Après les fastes de l’État providence, voici venu le temps de la rationalisation et de l’ajustement
Pour réduire le train de vie de l’État, vous avez annoncé le gel des recrutements dans la fonction publique. Est-ce que, dans le même temps, vous prévoyez un dispositif pour aider les entreprises à recruter plus de jeunes ?
Le gel des recrutements dans la fonction publique était non seulement temporaire mais également partiel. Le gouvernement a commencé, dans le même temps, à régulariser les situations administratives, et donc à recruter des milliers de jeunes dont les dossiers étaient en instance dans l’éducation, la santé ou les forces de sécurité.
Plus globalement, nous nous sommes attelés à lancer une importante réforme de l’éducation et de la formation qui doit nous conduire à un véritable changement de paradigme. Nous allons passer d’un système produisant des diplômés – beaucoup de diplômés – aptes surtout à émarger à la fonction publique, à un système qui mettra sur le marché du travail des jeunes dont la formation sera en adéquation avec la demande. Nous allons donc prioriser les cursus professionnalisants susceptibles d’améliorer l’employabilité de nos jeunes.
Vous avez créé un ministère de la Promotion des investissements. Que dites-vous à ceux qui souhaitent savoir si le risque Gabon est toujours un bon risque ?
Bien sûr que le Gabon reste une bonne destination pour investir ! Plusieurs réformes ont déjà été conduites pour améliorer et promouvoir les investissements dans le pays. Un dispositif juridique les protégeant a été mis sur pied, et les procédures de création d’entreprise sont désormais plus claires et plus rapides. Aujourd’hui, avec le guichet de l’investissement, une société est créée en quarante-huit heures.

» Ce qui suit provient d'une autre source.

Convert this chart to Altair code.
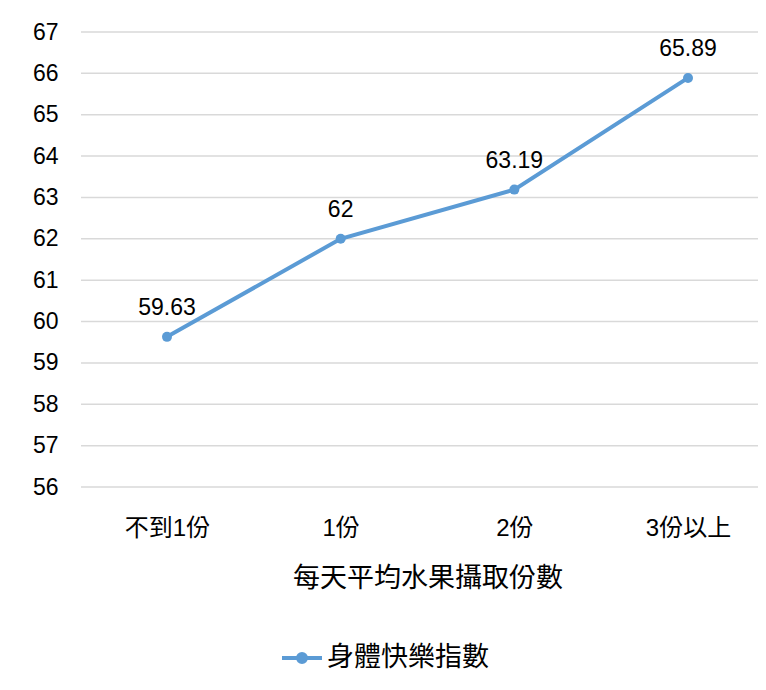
import altair as alt
import pandas as pd

categories = ["不到1份", "1份", "2份", "3份以上"]
values = [59.63, 62, 63.19, 65.89]
labels = ["59.63", "62", "63.19", "65.89"]
series_name = "身體快樂指數"
x_title = "每天平均水果攝取份數"
y_ticks = list(range(56, 68))

df = pd.DataFrame({"cat": categories, "val": values, "lab": labels,
                   "series": [series_name] * len(categories)})
grid_df = pd.DataFrame({"g": y_ticks})

FONT = "Liberation Sans, Arial, Noto Sans CJK TC"
BLUE = "#5B9BD5"
W, H = 677, 455

x_scale = alt.Scale(type="point", range=[86, 607], padding=0)
y_scale = alt.Scale(domain=[56, 67], nice=False, zero=False)

grid = alt.Chart(grid_df).mark_rule(color="#d9d9d9", strokeWidth=1.5).encode(
    y=alt.Y("g:Q", scale=y_scale, title=None,
            axis=alt.Axis(values=y_ticks, labelFontSize=23, labelPadding=23,
                          labelColor="#000", ticks=False, domain=False, grid=False,
                          labelFont=FONT)),
    x=alt.value(0), x2=alt.value(W)
)

x_enc = alt.X("cat:N", sort=categories, title=x_title, scale=x_scale,
              axis=alt.Axis(labelAngle=0, labelFontSize=24, labelPadding=29,
                            labelColor="#000", titleFontSize=27, titleFontWeight="normal",
                            titleColor="#000", titlePadding=25, ticks=False, domain=False,
                            grid=False, labelFont=FONT, titleFont=FONT))

legend_symbol = "M-1,0H1 M-0.2,0A0.2,0.2 0 1,0 0.2,0A0.2,0.2 0 1,0 -0.2,0Z"

line = alt.Chart(df).mark_line(strokeWidth=4, point=alt.OverlayMarkDef(size=100, filled=True, color=BLUE)).encode(
    x=x_enc, y=alt.Y("val:Q", scale=y_scale),
    color=alt.Color("series:N", scale=alt.Scale(range=[BLUE]), title=None,
                    legend=alt.Legend(orient="none", legendX=199, legendY=604,
                                      symbolType=legend_symbol, symbolSize=1600,
                                      symbolStrokeWidth=4, symbolFillColor=BLUE,
                                      symbolStrokeColor=BLUE,
                                      labelFontSize=27, labelFont=FONT, labelColor="#000",
                                      labelOffset=3, labelLimit=0))
)

text = alt.Chart(df).mark_text(dy=-29, fontSize=23, font=FONT, color="#000").encode(
    x=alt.X("cat:N", sort=categories, scale=x_scale),
    y=alt.Y("val:Q", scale=y_scale), text="lab:N"
)

chart = alt.layer(grid, line, text).properties(
    width=W, height=H,
    autosize=alt.AutoSizeParams(type="none"),
    padding={"left": 73, "top": 24, "right": 0, "bottom": 195},
).configure_view(stroke=None)

chart.save("out.html", embed_options={"renderer": "svg", "actions": False})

Un code des investissements, plus fluide, est également en cours d’élaboration avec le concours de la Banque mondiale. Il prévoit une législation encore plus incitative en matière fiscale et douanière, avec notamment des exonérations accordées aux investissements directs étrangers, en fonction de leur montant, de la filière concernée, mais également des engagements sociaux et de l’employabilité des Gabonais.